Prescription Map Services in Minnesota

Minnesota farms have long invested in precision ag technology, but many operations still aren’t using the full power of their data. According to a U.S. GAO summary of USDA ERS analyses, using yield and soil maps increases production efficiency by about 7–8%. Prescription maps analyze soil type, yield history, elevation, and historical performance to generate variable-rate recommendations. These recommendations are tailored for seeding, fertilizer, and other inputs by zone which increases yield potential, reducing waste, and improving returns per acre.

A trusted Minnesota precision ag partner will help you capture accurate data, turn it into ready-to-use maps (planting prescriptions, yield maps, planting maps), and deliver agronomically sound recommendations.

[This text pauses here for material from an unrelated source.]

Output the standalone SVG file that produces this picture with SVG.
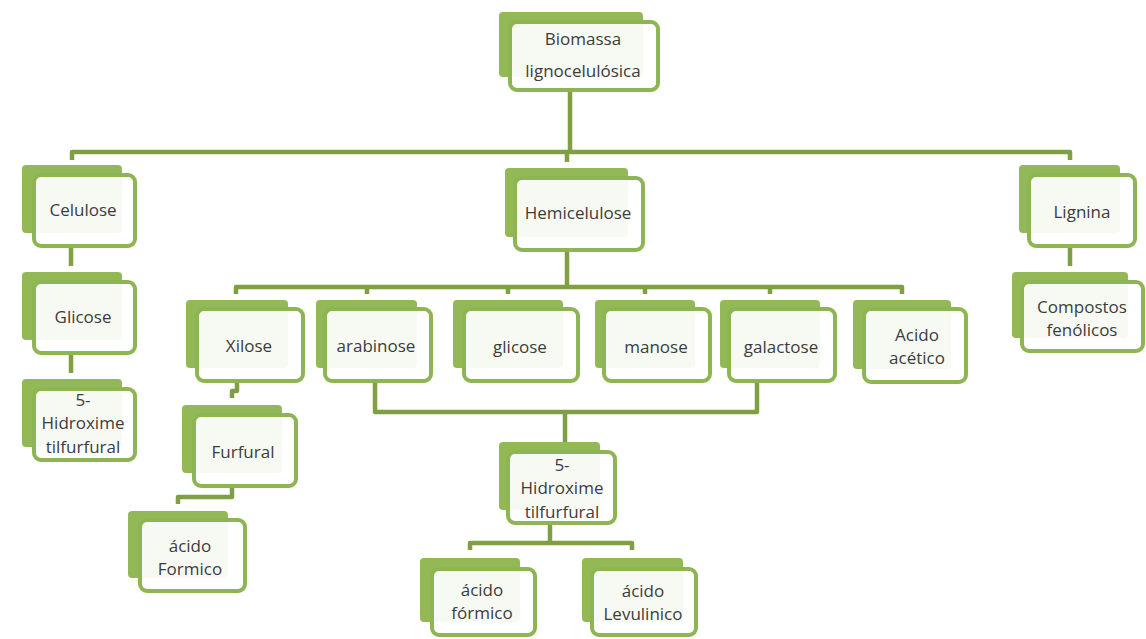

Types of Prescription Maps Available in Minnesota

Planting Prescription Maps

These maps adjust seeding rates across different field zones to match past data on soil potential and yield history. More seeds go where conditions support top yields, and fewer are planted where returns would otherwise be wasted.

Yield-Based Prescription Maps

These are maps created by cleaning and layering multiple years of yield data to identify consistent performance zones. These maps guide planting and input decisions, helping you manage variability confidently.

Fertilizer Prescription Maps

These maps suggest nutrient applications based on soil test results, historical data, and yield potential. This prevents the already fertile zones from receiving excessive nutrients, instead focusing on areas where additional nutrients will produce the best results.

Elevation and Drainage Maps

These maps use topography data to inform water and nutrient management decisions. Adjusting inputs based on slope or water movement helps to reduce runoff, erosion, and yield variability.

Lime and pH Prescription Maps

These maps allow you to correct soil pH precisely where it’s needed instead of blanket-applying lime across the field. This means that nutrients will stay available to the crop and therefore maximize fertilizer efficiency.

Tile and Irrigation Prescription Maps

Maps like these pinpoint the most effective locations for drainage tile or irrigation investment. These maps can lower installation costs and improve water management long-term.

When to Create or Update Prescription Maps

Pre-planting: For variable-rate seeding, fertilizer, and lime applications.
Post-harvest: Update yield-based maps and refine prescriptions based on new data.
Before major field improvements: Drainage or irrigation planning benefits from elevation-based prescriptions.

Accurate, current data improves decision-making every single season. Even small changes in soil or yield patterns can significantly change where and how inputs should be applied.

Questions to Ask Your Minnesota Precision Ag Partner

Data sources — what yield maps, soil tests, elevation layers, or historical data will be used to build your prescriptions?
Update frequency — how often should maps be refreshed to reflect new yield data, soil changes, or management practices?
Customization options — can prescriptions be tailored for different hybrids, input strategies, or tillage systems across fields?
Equipment compatibility — how will maps integrate with your existing planter, sprayer, or fertilizer application equipment?
Software and file formats — what technology platforms and file types are supported, and how will they fit into your current workflow?
ROI potential — how much input cost reduction or yield increase can you expect from variable-rate implementation?
Local relevance — how are recommendations adjusted for Minnesota-specific soils, rainfall, and growing conditions?

Minnesota Prescription Mapping Challenges

Poor or inconsistent yield data can reduce map accuracy.
Combining multiple data layers (soil, yield, elevation) requires expertise to interpret correctly.
Variable-rate technology must be properly calibrated to ensure prescriptions are applied as intended.
Results can vary year to year due to weather, hybrid choice, and soil conditions.
Highly uniform fields may see smaller ROI gains than variable ones.